When I was in college and working in the audio visual checkout center, slide projectors were a much sought after piece of equipment for presentations in class. The technology was flawed, of course, and it was a weekly headache to fish out mangled slides that the projector had decided to eat from its bowels. These days, most of the people employed at that same checkout center don’t know how they work and few have even seen them in action. Suzy Evans’ performance ”Crypt Lick” at “Thank You,” a performance event held at The Studios at Porter Mills in Beverly in December, marks the first time, I myself, have seen one being used in… well I can’t remember the last time, but it’s been a while.
From where I sat, I was directly down wind to the exhaust of the projector, not on purpose, but by chance. It’s smell was that of old technology, things you inherited from a family member or found at an antique store. It was, for me, a very nostalgic scent. It was not, however, the first powerful scent to overcome the room. The artist had already dragged in a dead x-mas tree, put it on the floor, and covered herself in peanut butter.
For most of the performance, Suzy stood on the dead pine branches, using a remote to cycle through a carousel full of what seemed to be original works on slides. Slowly, I began to remember the order that the slide went in. What was on each one. The ones that started to get stuck and made a funny noise. I wondered what the artist was experiencing as she stood in the light of the slides, patiently cycling through the slides, eyes closed. When I closed my eyes too, I found that this performance had a whole other level of visual experience. The changing colors from the slides experienced through my eyelids casted a plethora of colors and hues that felt strikingly similar to experiencing Stan Brakhage’s hand painted films.
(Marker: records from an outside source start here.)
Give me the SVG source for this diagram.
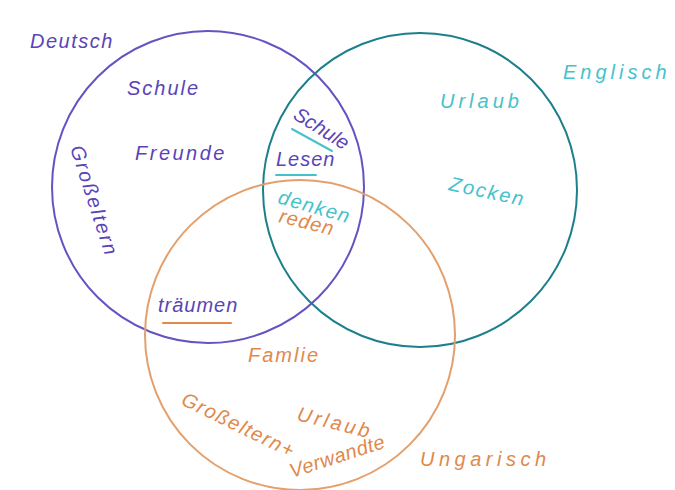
<svg xmlns="http://www.w3.org/2000/svg" width="675" height="490" viewBox="0 0 675 490">
<style>
.c{fill:none;stroke-width:2}
.t{font-family:"Liberation Sans","DejaVu Sans",sans-serif;font-style:italic;font-size:20px}
.p{fill:#5a44b8}
.b{fill:#45c2cc}
.o{fill:#e0894a}
.u{fill:none;stroke-width:2;stroke-linecap:round}
</style>
<rect width="675" height="490" fill="#ffffff"/>
<g id="deutsch">
<circle class="c" cx="208" cy="187" r="156" stroke="#6652c2"/>
<text class="t p" x="30" y="48" font-size="22" letter-spacing="1.5">Deutsch</text>
</g>
<g id="englisch">
<circle class="c" cx="420" cy="190" r="157" stroke="#1c7f8c"/>
<text class="t b" x="563" y="79" font-size="22" letter-spacing="4">Englisch</text>
</g>
<g id="ungarisch">
<circle class="c" cx="300" cy="335" r="155" stroke="#e3a06c"/>
<text class="t o" x="420" y="466" font-size="24" letter-spacing="4.5">Ungarisch</text>
</g>
<g id="deutsch-only">
<text class="t p" x="127" y="95" letter-spacing="2">Schule</text>
<text class="t p" x="135" y="160" letter-spacing="2.5">Freunde</text>
<text class="t p" transform="translate(70,148) rotate(72)" font-size="19" letter-spacing="2">Großeltern</text>
</g>
<g id="englisch-only">
<text class="t b" x="440" y="108" font-size="21" letter-spacing="4">Urlaub</text>
<text class="t b" transform="translate(448,190) rotate(12)" letter-spacing="2">Zocken</text>
</g>
<g id="deutsch-englisch">
<text class="t p" transform="translate(292,118) rotate(32)" font-size="17">Schule</text>
<text class="t p" x="276" y="166" font-size="19" letter-spacing="1">Lesen</text>
</g>
<g id="alle">
<text class="t b" transform="translate(277,203) rotate(16)" font-size="17" letter-spacing="1.5">denken</text>
<text class="t o" transform="translate(278,222) rotate(14)" font-size="17" letter-spacing="1">reden</text>
</g>
<g id="deutsch-ungarisch">
<text class="t p" x="158" y="312" font-size="18" letter-spacing="1">träumen</text>
</g>
<g id="ungarisch-only">
<text class="t o" x="248" y="362" font-size="19" letter-spacing="2">Famlie</text>
<text class="t o" transform="translate(180,404) rotate(26)" font-size="19" letter-spacing="1.5">Großeltern+</text>
<text class="t o" transform="translate(296,420) rotate(14)" font-size="19" letter-spacing="3">Urlaub</text>
<text class="t o" transform="translate(292,478) rotate(-18)" font-size="18" letter-spacing="0.5">Verwandte</text>
</g>
<g id="connectors">
<line class="u" x1="292" y1="129" x2="332" y2="151" stroke="#45c2cc"/>
<line class="u" x1="276" y1="175" x2="316" y2="175" stroke="#45c2cc"/>
<line class="u" x1="163" y1="323" x2="231" y2="323" stroke="#e0894a"/>
</g>
</svg>
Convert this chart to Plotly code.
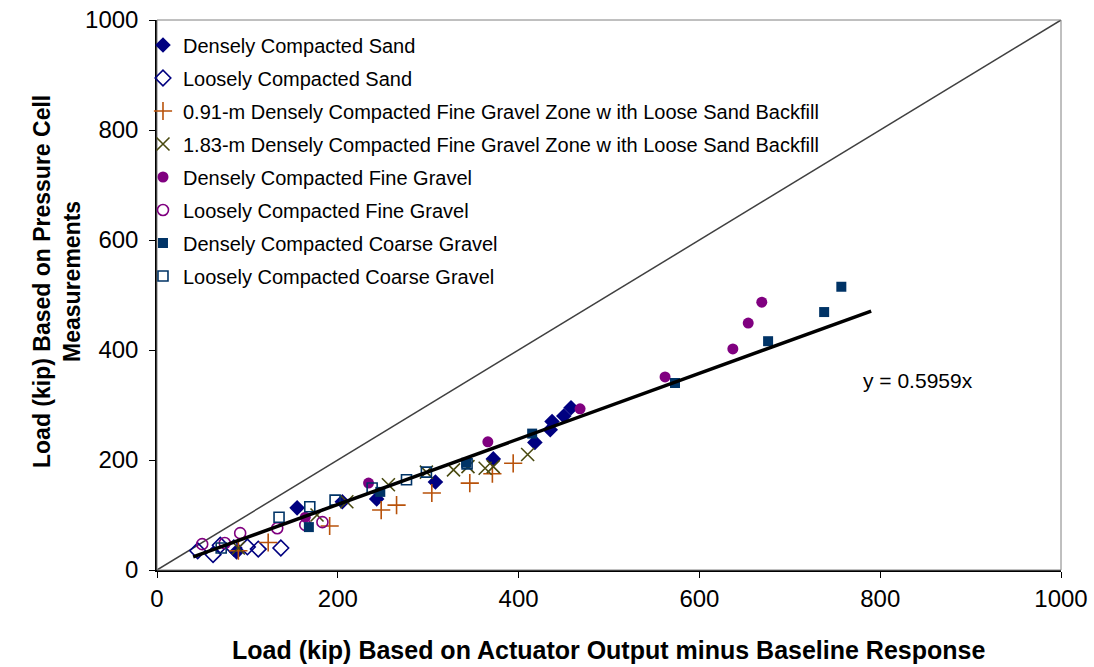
import plotly.graph_objects as go

# ---- data (kip) ----
dense_sand_x = [88, 155, 205, 243, 308, 372, 418, 435, 437, 450, 458]
dense_sand_y = [33, 113, 124, 129, 160, 202, 232, 255, 270, 280, 295]

loose_sand_x = [45, 62, 70, 85, 100, 112, 137]
loose_sand_y = [35, 28, 45, 40, 42, 38, 40]

g091_x = [90, 123, 191, 248, 265, 304, 346, 371, 394]
g091_y = [35, 50, 80, 109, 118, 140, 158, 175, 194]

g183_x = [90, 177, 210, 256, 298, 328, 344, 363, 372, 410]
g183_y = [40, 100, 124, 155, 178, 182, 188, 185, 188, 210]

dense_fine_x = [164, 234, 366, 468, 562, 637, 654, 669]
dense_fine_y = [96, 158, 233, 293, 351, 402, 449, 487]

loose_fine_x = [50, 75, 92, 133, 164, 183]
loose_fine_y = [47, 49, 67, 76, 82, 87]

dense_coarse_x = [168, 247, 342, 415, 573, 676, 738, 757]
dense_coarse_y = [78, 142, 195, 248, 340, 416, 469, 515]

loose_coarse_x = [71, 135, 169, 197, 238, 276, 298, 343]
loose_coarse_y = [40, 96, 115, 127, 149, 164, 178, 193]

slope = 0.5959
fit_x = [40, 790]
diag_x = [0, 1000]

names = [
    "Densely Compacted Sand",
    "Loosely Compacted Sand",
    "0.91-m Densely Compacted Fine Gravel Zone w ith Loose Sand Backfill",
    "1.83-m Densely Compacted Fine Gravel Zone w ith Loose Sand Backfill",
    "Densely Compacted Fine Gravel",
    "Loosely Compacted Fine Gravel",
    "Densely Compacted Coarse Gravel",
    "Loosely Compacted Coarse Gravel",
]

FONT = "Liberation Sans, Arial"

fig = go.Figure()

# 1:1 line
fig.add_trace(go.Scatter(x=diag_x, y=diag_x, mode="lines",
                         line=dict(color="#404040", width=1.5),
                         showlegend=False, hoverinfo="skip"))

series = [
    (dense_sand_x, dense_sand_y, "diamond", "#000080", 12, 0),
    (loose_sand_x, loose_sand_y, "diamond-open", "#000080", 12, 1.6),
    (g091_x, g091_y, "cross-thin-open", "#B8520A", 13, 1.6),
    (g183_x, g183_y, "x-thin-open", "#4A4A10", 13, 1.6),
    (dense_fine_x, dense_fine_y, "circle", "#800080", 11, 0),
    (loose_fine_x, loose_fine_y, "circle-open", "#800080", 11, 1.6),
    (dense_coarse_x, dense_coarse_y, "square", "#003366", 10, 0),
    (loose_coarse_x, loose_coarse_y, "square-open", "#003366", 10, 1.6),
]

for i, (xs, ys, sym, col, sz, lw) in enumerate(series):
    fig.add_trace(go.Scatter(
        x=xs, y=ys, mode="markers", name=names[i], legendgroup=f"g{i}",
        marker=dict(symbol=sym, color=col, size=sz,
                    line=dict(color=col, width=lw)),
    ))

# trend line
fig.add_trace(go.Scatter(x=fit_x, y=[slope * v for v in fit_x], mode="lines",
                         line=dict(color="black", width=3.5),
                         showlegend=False, hoverinfo="skip"))

fig.add_annotation(x=842, y=345, xref="x", yref="y", text="y = 0.5959x",
                   showarrow=False, xanchor="center",
                   font=dict(size=21, color="black", family=FONT))

# axis titles as annotations for exact placement
fig.add_annotation(x=0.5, y=650, xref="paper", yref="paper",
                   text="<b>Load (kip) Based on Actuator Output minus Baseline Response</b>",
                   showarrow=False, font=dict(size=25, color="black", family=FONT),
                   xanchor="center", yanchor="middle")
fig.add_annotation(x=57, y=282, text="<b>Load (kip) Based on Pressure Cell<br>Measurements</b>",
                   showarrow=False, textangle=-90,
                   font=dict(size=23, color="black", family=FONT),
                   xanchor="center", yanchor="middle")

axis_common = dict(range=[0, 1000], dtick=200, showgrid=False, zeroline=False,
                   showline=True, linecolor="black", linewidth=1.5,
                   ticks="outside", ticklen=6, tickcolor="black", automargin=False,
                   tickfont=dict(size=24, color="black", family=FONT))

W, H = 1094, 667
L, R, T, B = 157, 33, 20, 97

# convert the title annotation pixel positions to paper coords
for ann in fig.layout.annotations[1:]:
    pass

fig.update_layout(
    width=W, height=H,
    margin=dict(l=L, r=R, t=T, b=B),
    plot_bgcolor="white", paper_bgcolor="white",
    font=dict(family=FONT, color="black"),
    xaxis=dict(**axis_common),
    yaxis=dict(**axis_common, ticklabelstandoff=6),
    legend=dict(x=-0.0155, y=0.99, xanchor="left", yanchor="top",
                bgcolor="rgba(0,0,0,0)", font=dict(size=20),
                tracegroupgap=4, itemsizing="trace"),
    shapes=[dict(type="rect", xref="paper", yref="paper", x0=0, y0=0, x1=1, y1=1,
                 line=dict(color="#808080", width=1))],
)

pw, ph = W - L - R, H - T - B
anns = list(fig.layout.annotations)
anns[1].update(x=(608 - L) / pw, y=(H - B - 650) / ph)
anns[2].update(xref="paper", yref="paper", x=(57 - L) / pw, y=(H - B - 282) / ph)
fig.layout.annotations = anns

fig.write_html("out.html")
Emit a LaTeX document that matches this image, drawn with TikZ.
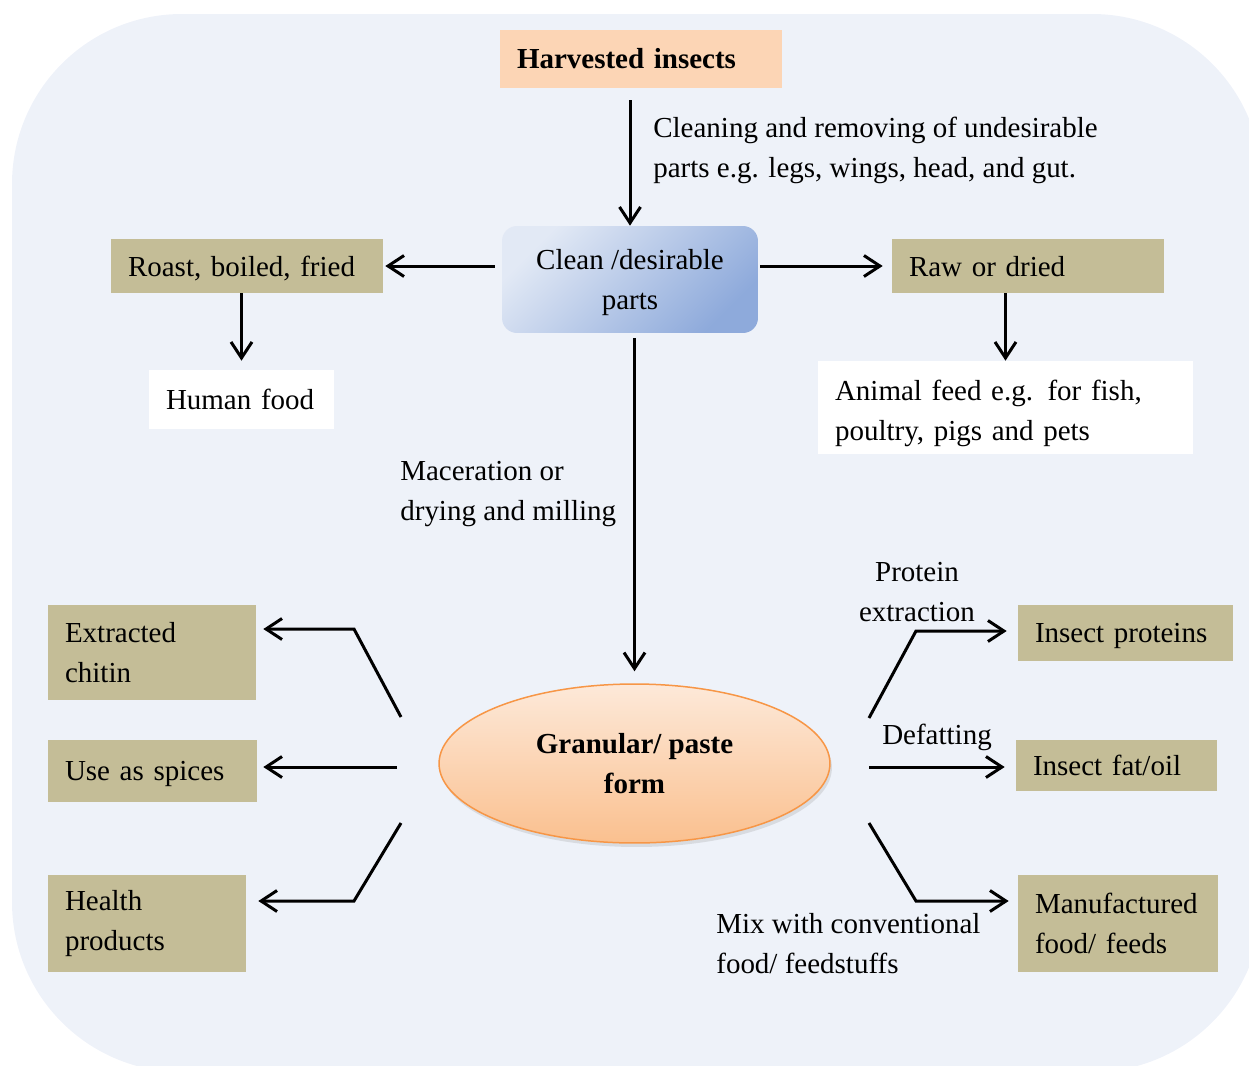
\documentclass[tikz,border=0pt]{standalone}
\usepackage{fontspec}
\setmainfont{Liberation Serif}
\usetikzlibrary{arrows.meta,shapes.geometric,shadows}
\definecolor{bgblue}{HTML}{EEF2F9}
\definecolor{peach}{HTML}{FCD5B5}
\definecolor{khaki}{HTML}{C4BD97}
\definecolor{paleblue}{HTML}{E2E9F5}
\definecolor{midblue}{HTML}{8EAADB}
\definecolor{palepeach}{HTML}{FDE9D9}
\definecolor{darkpeach}{HTML}{FAC08F}
\definecolor{orangeline}{HTML}{F79646}
\begin{document}
\begin{tikzpicture}[x=0.02cm,y=-0.02cm,
		font=\fontsize{16.5}{22.7}\selectfont,
		arr/.style={-{Straight Barb[length=0.32cm,width=0.42cm]},line width=0.06cm},
		tanbox/.style={fill=khaki,inner xsep=0.34cm,inner ysep=0pt,align=left},
		whitebox/.style={fill=white,inner xsep=0.34cm,inner ysep=0pt,align=left},
		oneline/.style={text depth=0pt},
		lbl/.style={inner sep=0pt,align=left}]
			\useasboundingbox (0,0) rectangle (1249,1066);
			\begin{scope}
				\clip (0,0) rectangle (1249,1066);
				\fill[bgblue,rounded corners=3.4cm] (12,14) rectangle (1262,1072);
			\end{scope}
			\node[fill=peach,inner xsep=0.34cm,text width=4.96cm,minimum height=1.16cm,align=left,font=\fontsize{16.5}{22.7}\selectfont\bfseries] (harvest) at (641,59) {Harvested insects};
			\node[rounded corners=0.3cm,top color=paleblue,bottom color=midblue,shading angle=45,minimum width=5.12cm,minimum height=2.14cm,text depth=0pt,align=center] (clean) at (630,279.5) {Clean /desirable\\parts};
			\node[tanbox,oneline,text width=4.76cm,minimum height=1.08cm] (roast) at (247,266) {Roast, boiled, fried};
			\node[whitebox,oneline,text width=3.02cm,minimum height=1.18cm] (human) at (241.5,399.5) {Human food};
			\node[tanbox,oneline,text width=4.76cm,minimum height=1.08cm] (raw) at (1028,266) {Raw or dried};
			\node[whitebox,text width=6.82cm,minimum height=1.86cm] (animal) at (1005.5,407.5) {\rule{0pt}{0.64cm}Animal feed e.g. for fish,\\poultry, pigs and pets};
			\node[ellipse,draw=orangeline,line width=0.03cm,top color=palepeach,bottom color=darkpeach,minimum width=7.82cm,minimum height=3.18cm,inner sep=0pt,align=center,font=\fontsize{16.5}{22.7}\selectfont\bfseries,drop shadow={opacity=0.2,shadow xshift=0.04cm,shadow yshift=-0.08cm}] (gran) at (634.5,763.5) {Granular/ paste\\form};
			\node[tanbox,text width=3.48cm,minimum height=1.90cm] (chitin) at (152,652.5) {Extracted\\chitin};
			\node[tanbox,oneline,text width=3.50cm,minimum height=1.24cm] (spices) at (152.5,771) {Use as spices};
			\node[tanbox,text width=3.28cm,minimum height=1.94cm] (health) at (147,923.5) {Health\\products};
			\node[tanbox,oneline,text width=3.62cm,minimum height=1.12cm] (proteins) at (1125.5,633) {Insect proteins};
			\node[tanbox,oneline,text width=3.34cm,minimum height=1.02cm] (fatoil) at (1116.5,765.5) {Insect fat/oil};
			\node[tanbox,text width=3.32cm,minimum height=1.94cm] (manuf) at (1118,923.5) {Manufactured\\food/ feeds};
			\node[lbl,anchor=west] (cleaning) at (653,150) {Cleaning and removing of undesirable\\parts e.g. legs, wings, head, and gut.};
			\node[lbl,anchor=west] (macer) at (400,494) {Maceration or\\drying and milling};
			\node[lbl,align=center] (protext) at (917,592) {Protein\\extraction};
			\node[lbl] (defat) at (937,737) {Defatting};
			\node[lbl,anchor=west] (mix) at (716,944) {Mix with conventional\\food/ feedstuffs};
			\coordinate (lt) at (401,717);
			\coordinate (ltk) at (354,629);
			\coordinate (lm) at (397,767);
			\coordinate (lb) at (401,823);
			\coordinate (lbk) at (354,901);
			\coordinate (rt) at (869,718);
			\coordinate (rtk) at (916,631);
			\coordinate (rm) at (869,767);
			\coordinate (rb) at (869,823);
			\coordinate (rbk) at (916,901);
			\draw[arr,shorten <=0.24cm] (clean.north |- harvest.south) -- (clean.north);
			\draw[arr,shorten <=0.14cm,shorten >=0.04cm] (clean.west |- roast.east) -- (roast.east);
			\draw[arr,shorten <=0.04cm,shorten >=0.18cm] (clean.east |- raw.west) -- (raw.west);
			\draw[arr,shorten >=0.18cm] (human.north |- roast.south) -- (human.north);
			\draw[arr] (animal.north |- raw.south) -- (animal.north);
			\draw[arr,shorten <=0.1cm,shorten >=0.24cm] (gran.north |- clean.south) -- (gran.north);
			\draw[arr,shorten >=0.14cm] (lt) -- (ltk) -- (chitin.east |- ltk);
			\draw[arr,shorten >=0.12cm] (lm) -- (spices.east |- lm);
			\draw[arr,shorten >=0.24cm] (lb) -- (lbk) -- (health.east |- lbk);
			\draw[arr,shorten >=0.22cm] (rt) -- (rtk) -- (proteins.west |- rtk);
			\draw[arr,shorten >=0.22cm] (rm) -- (fatoil.west |- rm);
			\draw[arr,shorten >=0.18cm] (rb) -- (rbk) -- (manuf.west |- rbk);
		\end{tikzpicture}
\end{document}
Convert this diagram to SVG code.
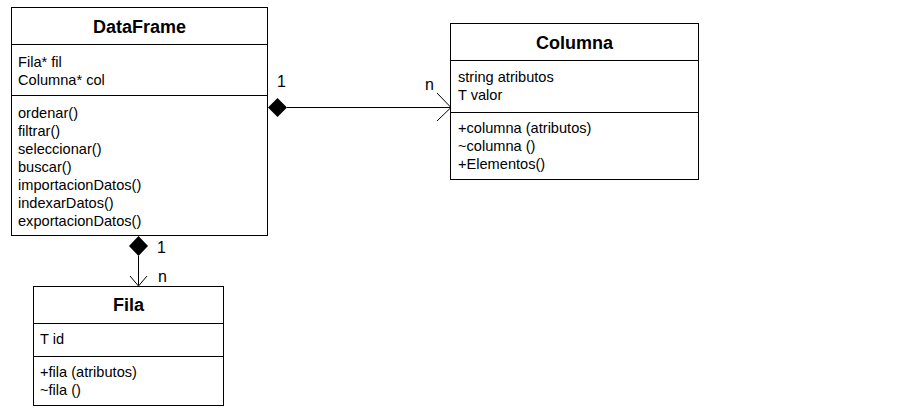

The final action in the piece, was possibly one of the most honest displays of joy I’ve ever witnessed. A pitbull enters the space, and begins to lick the remaining peanut butter from Suzy’s skin. When the dog had had enough, Suzy was still covered in a significant amount of chunky peanut butter. An audience member volunteered to bring their own dog back to the space to finish the job (coincidentally another pitbull). The piece ended with two beautiful dogs reveling in the audience’s attention and peanut butter! Is there anything more joyful than a dog that is eating a treat in the presence of many adorning human friends? No, I don’t believe there is.